Content Delivery Networks (CDNs) are geographically distributed networks of servers that cache website content closer to end-users, drastically improving performance.
DNS plays a critical role in CDN operation by intelligently routing user requests to the most optimal (nearest, least loaded, healthiest) CDN edge server, often using CNAME records and sophisticated GeoDNS or Anycast techniques.
Low DNS TTLs for CDN resources allow for dynamic and responsive traffic management.
CDNs primarily work on a cache hit/miss model: if content is at the edge (hit), it's served fast; if not (miss), the edge fetches from the origin, caches it, and then serves it.
They are most effective for static content but also have evolving strategies for dynamic content acceleration.

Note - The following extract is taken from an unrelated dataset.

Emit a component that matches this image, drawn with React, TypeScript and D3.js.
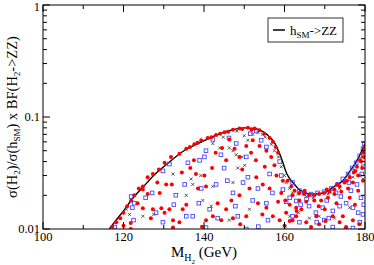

Common models include Pull CDNs (on-demand) and Push CDNs (pre-emptive).
Key benefits include significantly reduced latency, lower origin server load, increased availability, and better scalability.

CDNs, in tight concert with intelligent DNS routing, are essential infrastructure for the modern web, critical for delivering the fast, reliable, and global user experiences that we've all come to expect.